Semi-structured interviews with nurse prescribers and other team members (administrative staff, doctors and non-prescribing nurses) revealed that the specialist nurses tended to treat patients with poorly controlled diabetes whereas nurses in general practice usually cared for patients with better controlled diabetes and prescribed a wider range of medicines for diabetes and related co-morbidities. Scope of practice and levels of responsibility varied, with nurses in one general practice setting taking responsibility for the whole of diabetes care with little input from the GPs, whereas one diabetes specialist nurse had been prevented from prescribing for inpatients.
Nurse prescribing was seen as facilitating change rather than causing it, with the shift of diabetes services to the community perceived as the main driver for change.

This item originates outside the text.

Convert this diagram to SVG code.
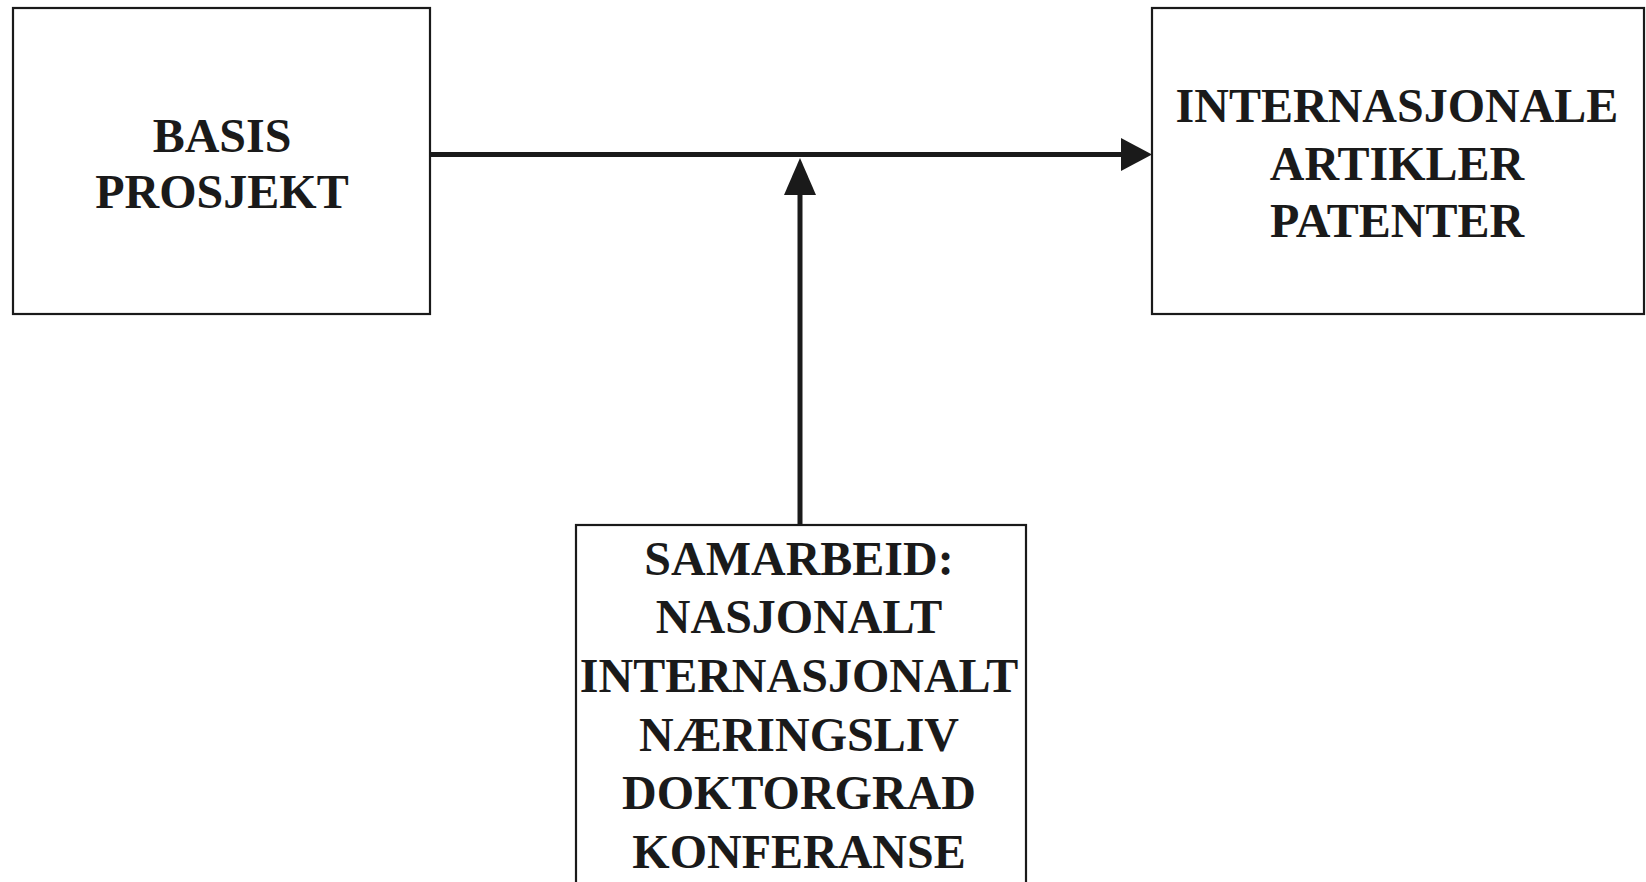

It did, however, provide the flexibility and impetus to consider different ways of working: nurses in general practice were introducing a single review process in which patients with diabetes and co-morbidities had all their conditions reviewed at the same time. Prescribing by nurses was seen as helping to provide a more streamlined, responsive service, with good teamworking being important, for example in sharing information about new medicines.
Carey N, Stenner K and Courtenay M. How nurse prescribing is being used in diabetes services: views of nurses and team members. J Nursing Healthcare Chronic Illness 2010; 2(1): 13-21.